Ireland boasts over 5,600km of pristine coastline, temperate conditions, plenty of lakes, rivers and waterways
where you can take part in plenty of watersport activities. Whether it’s swimming, kayaking, canoeing, rowing, surfing, wakeboarding, windsurfing, sailing or water polo there are many options in Ireland when it comes to water activities. There are a range of adventure companies, watersport providers and boat operators that will provide you with equipment, expertise and everything you need in order to have a safe and exhilarating experience.

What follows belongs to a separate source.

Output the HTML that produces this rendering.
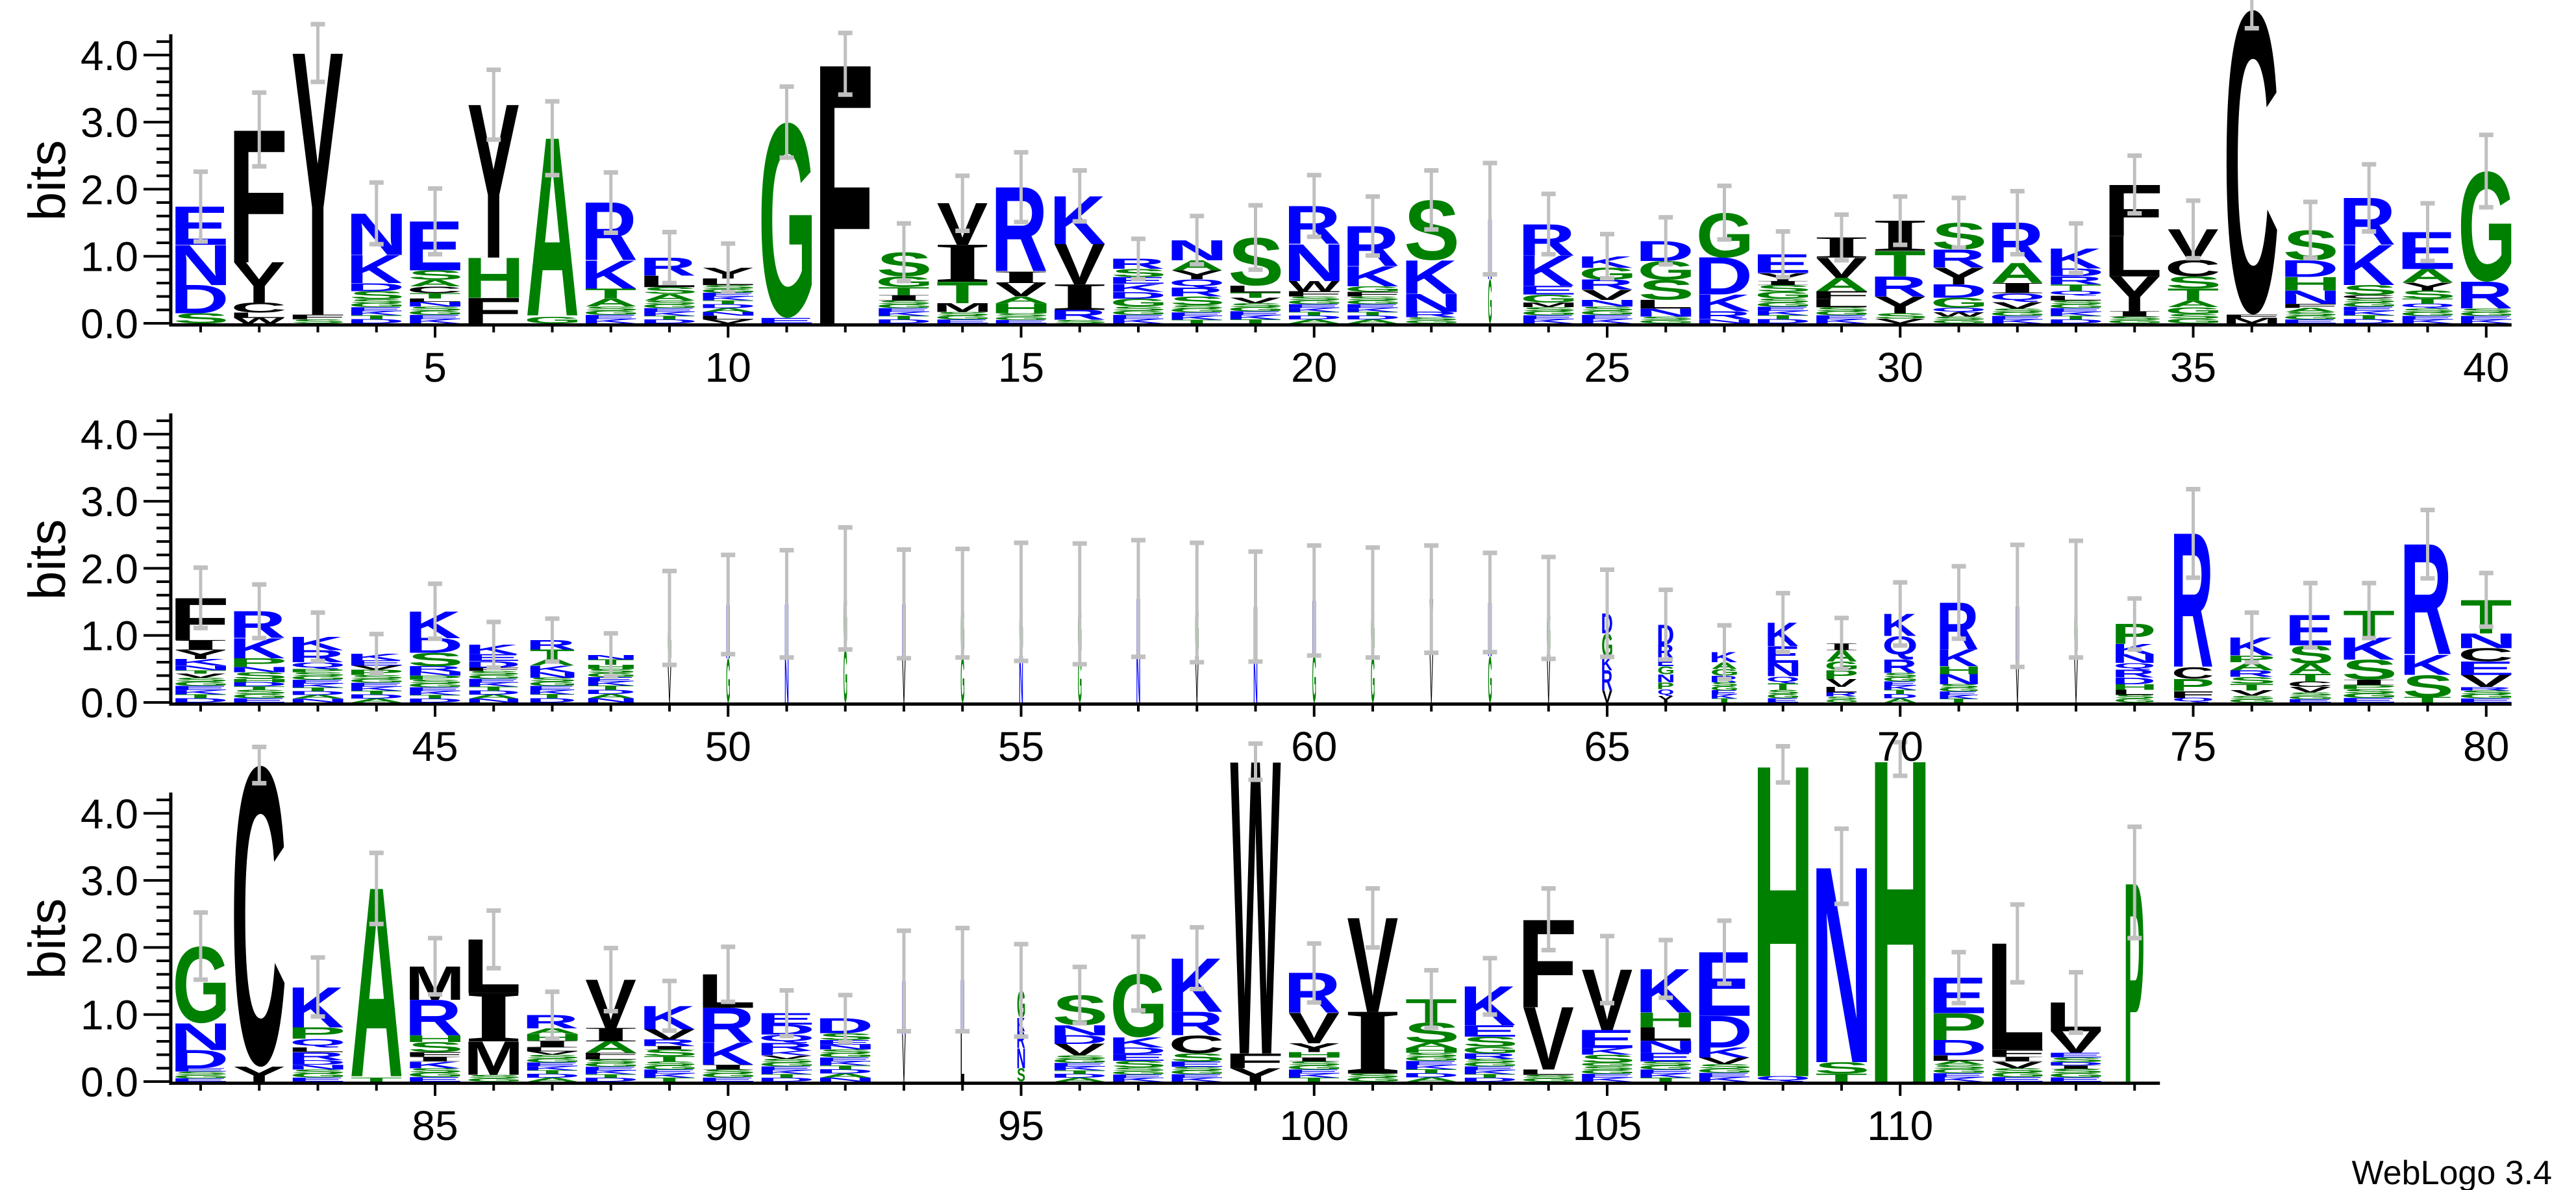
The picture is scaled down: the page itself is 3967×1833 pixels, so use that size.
<!DOCTYPE html>
<html><head><meta charset="utf-8"><style>
html,body{margin:0;padding:0;background:#fff;}
svg{display:block;}
text{font-family:"Liberation Sans",sans-serif;}
</style></head><body>
<svg id="logo" width="3967" height="1833" viewBox="0 0 3967 1833" xmlns="http://www.w3.org/2000/svg">
<rect x="0" y="0" width="3967" height="1833" fill="#fff"/>
<g id="marks"></g>
<g id="axes"></g>
<text x="3930" y="1824" font-size="52" text-anchor="end">WebLogo 3.4</text>
</svg>
<script>
// Letter stacks, listed from the top letter down. "~x" is leftover low-information residue.
const stacks = [
"E.57 N.6 D.42 S.15","F1.98 Y.6 C.15 L.08 W.08","Y3.9 F.07 ~.06","N.62 K.42 D.12 S.12 ~.36","E.73 S.14 A.1 C.1 T.08 L.05 N.07 ~.25",
"Y2.28 H.6 F.38","A2.66 G.1","R.86 K.42 T.15 A.12 ~.25","R.27 L.17 S.1 A.1 ~.34","Y.16 L.1 ~.57",
"G2.92 E.08","F3.87","S.36 G.16 T.12 I.08 ~.34","V.62 I.55 T.32 M.13 ~.17","R1.26 I.17 V.2 A.1 H.15 ~.15",
"K.72 V.6 I.38 R.15 ~.05","R.15 S.12 E.1 K.12 D.1 G.12 ~.25","N.3 A.15 Y.13 Q.13 R.13 S.13 ~.27","S.72 L.1 T.08 V.08 ~.3","R.57 N.55 W.15 F.08 ~.4",
"R.6 K.3 G.08 F.07 ~.4","S.9 K.5 N.27 R.08 ~.09","N.9 G.66","R.47 K.45 E.13 G.12 M.07 ~.24","K.17 G.18 R.15 V.15 N.1 ~.25",
"D.3 G.28 S.3 L.13 N.12 ~.1","G.67 D.55 K.25 R.12 N.06","E.28 Y.12 I.06 S.1 G.1 ~.37","I.3 V.3 A.2 F.12 L.12 ~.24","I.45 T.38 R.3 Y.25 S.08 V.07",
"S.4 R.27 Y.25 D.2 G.15 Q.07 W.06 ~.1","R.6 A.3 I.15 Q.13 V.1 ~.22","K.3 D.12 R.12 T.1 Q.07 L.07 ~.34","F.77 L.6 Y.52 I.08 ~.1","V.45 C.25 S.18 T.18 A.1 G.1 ~.14",
"C4.55 F.05 M.08","S.45 D.25 H.2 N.2 F.06 A.06 ~.17","R.7 K.6 S.15 C.05 ~.37","E.55 A.2 Y.12 S.12 T.08 Q.07 ~.22","G1.65 R.4 ~.22",
"F.63 I.15 Y.13 K.1 N.07 T.05 V.06 ~.37","R.4 K.3 P.13 N.08 S.1 H.05 D.06 T.05 ~.19","K.2 R.18 Q.1 P.05 ~.45","K.1 E.08 V.06 P.08 ~.41","K.4 D.22 S.2 R.08 N.06 P.06 ~.34",
"K.14 E.1 D.1 F.05 ~.47","R.14 T.14 A.1 K.1 N.08 ~.37","N.07 T.08 H.06 ~.5","G.7 V.56","N.8 G.66",
"N.8 N.67","G.9 G.8","N.8 V.67","G.8 G.68","G.8 N.7",
"G.8 G.67","N.8 N.75","G.8 V.69","N.8 N.63","N.8 G.72",
"G.8 G.69","V.8 V.74","N.8 G.69","G.7 V.71","D.3 G.35 K.2 R.3 V.18",
"D.3 R.2 E.12 G.12 N.12 P.1 Q.1 Y.1","K.15 A.1 G.1 R.1 ~.3","K.35 E.25 N.2 Q.1 T.1 ~.19","I.1 A.17 G.13 P.13 V.12 L.08 R.06 ~.09","K.33 Q.35 R.2 ~.44",
"R.7 K.25 H.12 N.15 ~.27","N.8 V.64","G.9 V.64","P.3 K.15 N.13 Q.1 R.12 D.1 H.08 L.08 ~.11","R2.0 C.17 P.18 F.1 Q.07",
"K.27 P.1 A.12 R.1 S.1 T.1 V.08 ~.1","E.45 S.27 A.15 T.12 C.08 V.08 ~.15","T.4 K.33 S.3 I.08 P.06 ~.2","R1.65 K.3 S.33 T.08","T.5 N.22 C.2 E.2 V.18 R.05 ~.18",
"G1.15 N.4 D.27 E.05 ~.15","C4.5 Y.22","K.6 P.17 Q.13 L.07 R.12 D.07 N.07 ~.18","A2.82 T.06","M.5 R.53 H.1 S.15 F.07 I.07 K.1 ~.2",
"L.8 I.72 M.5 ~.1","R.2 A.08 H.1 I.1 L.06 V.05 ~.4","V.72 I.2 A.17 F.05 L.05 ~.33","K.35 V.15 R.1 I.05 S.1 T.08 ~.3","L.5 R.52 K.33 I.07 ~.18",
"E.17 D.15 Q.12 R.12 K.07 V.05 ~.34","D.22 S.1 E.07 N.07 ~.48","N.8 V.7","N.8 L.72","G.41 K.2 R.25 N.3 S.2",
"S.45 N.15 D.13 V.17 ~.39","G.95 K.15 D.1 E.1 S.1 ~.21","K.8 R.35 C.27 S.12 E.08 ~.22","W4.35 F.22 Y.2","R.6 V.45 Y.13 H.08 I.06 ~.3",
"V1.4 I.92 ~.12","T.35 S.3 A.08 H.07 ~.43","K.58 E.17 S.15 G.1 R.08 ~.34","F1.31 V.93 L.08 ~.1","V.9 E.27 K.1 S.12 G.05 ~.23",
"K.65 H.22 L.2 N.18 E.13 ~.3","E.95 D.47 K.15 V.1 ~.26","H4.65 Q.08","N2.92 S.17 T.12","H4.81",
"E.53 P.4 D.23 L.08 A.06 ~.25","L1.58 F.11 I.07 V.1 ~.2","L.43 V.32 E.07 S.07 D.05 I.05 ~.19","P2.97"
];
// Error bar half-lengths (bits)
const errs = [
.52,.55,.43,.46,.49,.52,.55,.45,.38,.36,.53,.46,.43,.41,.52,.38,.3,.36,.48,.46,
.44,.44,.83,.45,.33,.35,.4,.34,.34,.36,.37,.47,.37,.43,.43,.28,.42,.5,.43,.54,
.45,.4,.36,.29,.41,.34,.32,.32,.7,.74,.8,.91,.81,.81,.88,.9,.87,.89,.82,.82,
.82,.8,.74,.76,.65,.52,.4,.44,.38,.47,.54,.91,.87,.38,.66,.37,.48,.41,.51,.4,
.5,.27,.44,.53,.42,.43,.35,.47,.37,.41,.34,.35,.75,.77,.69,.42,.55,.46,.27,.44,
.44,.43,.42,.46,.5,.43,.47,.27,.56,.25,.38,.58,.45,.83
];
// Column weight (fraction of full letter width)
const weights = [
1,1,1,1,1,1,1,1,1,1,1,1,1,1,1,1,1,1,1,1,
1,1,.07,1,1,1,1,1,1,1,1,1,1,1,1,1,1,1,1,1,
1,1,1,1,1,.97,.87,.9,.07,.07,.07,.07,.07,.07,.07,.07,.07,.07,.07,.07,
.07,.07,.07,.07,.2,.3,.5,.6,.6,.63,.75,.07,.07,.75,.76,.85,.82,1,.92,1,
1,1,1,1,1,1,1,1,1,1,1,1,.07,.07,.15,1,1,1,1,1,
1,1,1,1,1,1,1,1,1,1,1,1,1,.35
];
const rowStarts = [1, 41, 81];
const rowCounts = [40, 40, 34];
const yTicks = [0,1,2,3,4];
const xLabelEvery = 5;

const NS = "http://www.w3.org/2000/svg";
const U = 103.3, X0 = 309, DX = 90.25, FULLW = 78, AXX = 263;
const rowBase = r => 498 + r * 584;
const xPos = i => X0 + i * DX;
const yVal = (r, v) => rowBase(r) - v * U;
const colorOf = c => "DEKRNQ".includes(c) ? "#0000ff" : ("GSTAHP".includes(c) ? "#008000" : "#000000");
const fontOf = c => c === "I" ? '"Liberation Serif", serif' : '"Liberation Sans", sans-serif';

const cv = document.createElement("canvas").getContext("2d");
const metricCache = {};
function metric(c) {
  if (!metricCache[c]) {
    cv.font = 'bold 200px ' + fontOf(c);
    const m = cv.measureText(c);
    metricCache[c] = {L: m.actualBoundingBoxLeft, R: m.actualBoundingBoxRight, A: m.actualBoundingBoxAscent, D: m.actualBoundingBoxDescent};
  }
  return metricCache[c];
}
const marks = document.getElementById("marks");
const axes = document.getElementById("axes");
function mk(tag, attrs, parent) {
  const e = document.createElementNS(NS, tag);
  for (const k in attrs) e.setAttribute(k, attrs[k]);
  parent.appendChild(e);
  return e;
}
function drawLetter(c, xl, yb, w, h, parent) {
  if (h <= 0.3) return;
  const m = metric(c);
  const iw = m.L + m.R, ih = m.A + m.D;
  const t = mk("text", {x: m.L, y: -m.D, "font-size": 200, "font-weight": "bold", fill: colorOf(c),
    style: "font-family:" + fontOf(c),
    transform: `translate(${xl},${yb}) scale(${w/iw},${h/ih})`}, parent);
  
  
  t.textContent = c;
}
function parseStack(s) {
  const out = [];
  const filler = "SGEKTDANLVRQ";
  let fi = 0;
  s.split(" ").forEach(tok => {
    if (tok[0] === "~") {
      const v = parseFloat(tok.slice(1));
      const n = Math.max(1, Math.round(v / 0.06));
      for (let k = 0; k < n; k++) { out.push([filler[fi % filler.length], v / n]); fi++; }
    } else out.push([tok[0], parseFloat(tok.slice(1))]);
  });
  return out;
}

for (let r = 0; r < 3; r++) {
  const y0 = rowBase(r);
  const n = rowCounts[r];
  const xEnd = xPos(n - 1) + 39;
  const gRow = mk("g", {}, marks);
  
  
  const bars = [];
  for (let i = 0; i < n; i++) {
    const p = rowStarts[r] + i;
    const items = parseStack(stacks[p - 1]);
    const w = FULLW * weights[p - 1];
    const xc = xPos(i);
    const col = mk("g", {}, gRow);
    
    
    let total = items.reduce((a, b) => a + b[1], 0);
    let acc = 0;
    for (let k = items.length - 1; k >= 0; k--) {
      const [c, v] = items[k];
      const yb = yVal(r, acc);
      drawLetter(c, xc - w / 2, yb, w, v * U, col);
      acc += v;
    }
    bars.push([xc, total, errs[p - 1]]);
  }
  bars.forEach(([xc, tot, e], i) => {
    const g = mk("g", {stroke: "#c0c0c0", "stroke-width": 5, fill: "none"}, gRow);
    
    
    const yt = yVal(r, tot + e), ybt = yVal(r, Math.max(0, tot - e));
    mk("line", {x1: xc, x2: xc, y1: yt, y2: ybt}, g);
    mk("line", {x1: xc - 11, x2: xc + 11, y1: yt, y2: yt, "stroke-width": 7}, g);
    mk("line", {x1: xc - 11, x2: xc + 11, y1: ybt, y2: ybt, "stroke-width": 7}, g);
  });
  const ga = mk("g", {}, axes);
  
  
  const ya = mk("line", {x1: AXX, x2: AXX, y1: yVal(r, 4.31), y2: y0 + 5, stroke: "#000", "stroke-width": 5}, ga);
  
  
  const xa = mk("line", {x1: AXX - 2, x2: xEnd, y1: y0 + 2.5, y2: y0 + 2.5, stroke: "#000", "stroke-width": 5}, ga);
  
  
  for (let k = 0; k <= 21; k++) {
    const v = k * 0.2;
    const major = k % 5 === 0;
    const yy = yVal(r, v);
    mk("line", {x1: major ? 221 : 241, x2: AXX, y1: yy, y2: yy, stroke: "#000", "stroke-width": 4}, ga);
  }
  yTicks.forEach(v => {
    const t = mk("text", {x: 213, y: yVal(r, v) + 23, "font-size": 64, "text-anchor": "end"}, ga);
    
    
    t.textContent = v.toFixed(1);
  });
  const bl = mk("text", {x: 0, y: 0, "font-size": 80, "text-anchor": "middle", transform: `translate(100,${y0 - 220}) rotate(-90)`}, ga);
  
  
  bl.textContent = "bits";
  for (let i = 0; i < n; i++) {
    const p = rowStarts[r] + i;
    const xc = xPos(i);
    const long = p % xLabelEvery === 0;
    mk("line", {x1: xc, x2: xc, y1: y0 + 4, y2: y0 + (long ? 22 : 14), stroke: "#000", "stroke-width": 4}, ga);
    if (long) {
      const t = mk("text", {x: xc, y: y0 + 90, "font-size": 64, "text-anchor": "middle"}, ga);
      
      
      t.textContent = String(p);
    }
  }
}
</script>
</body></html>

Scuba diving is very popular in Ireland where there are many dive centers along the coast. Oceandivers are based at Dún Laoghaire harbour, just six miles south of Dublin city. It caters for all levels. The school dives at several locations in Dublin Bay and also tours dive spots around the country. Dalkey Island and the Muglins Rock lie within 20 minutes of the dive center, with depths ranging from 26 to 85 feet. There are several wrecks to visit, including the RMS Leinster, which was torpedoed by a German U-boat in 1918 off the Kish Bank and the Bolivar which sank in 1947.
The best places for kiteboarding and wakeboarding in Ireland are counties Leitrim, Sligo and Donegal while the Wakeboard Club, Castleblayney in Co. Monaghan is the go-to spot for wakeboarding. Castleblayney hosted the National Wakeboard Champions in 2008 and is an easy place to get to at about 60 miles from both Dublin and Belfast.
There are a number of centers around the country where you can try wakeboarding. One of the big hot spots is the Lough Muckno Waterski. Ireland’s inspiring coastline is dotted with remote islands that are perfectly explored by sea kayak. There are a number of centers along the Atlantic Coast including Galway, Clare and Cork, that will test your skills.
Canoeing is a year-round sport in Ireland and there are several excellent canoe trails across the country. Northern Ireland also has some great canoe trails, including one 13-mile trail at Lough Neagh. This is the largest lake in the British and Irish Isles, and is 90 miles in circumference. The trail is a superb flat-water venue for canoeing enthusiasts of all levels. From the head of the trail at Maydown Bridge the river meanders lazily through the countryside acting as the boundary line between the counties of Armagh and Tyrone. The river comes to an end at Maghery Country Park, where it flows into Lough Neagh creating a breathtaking view.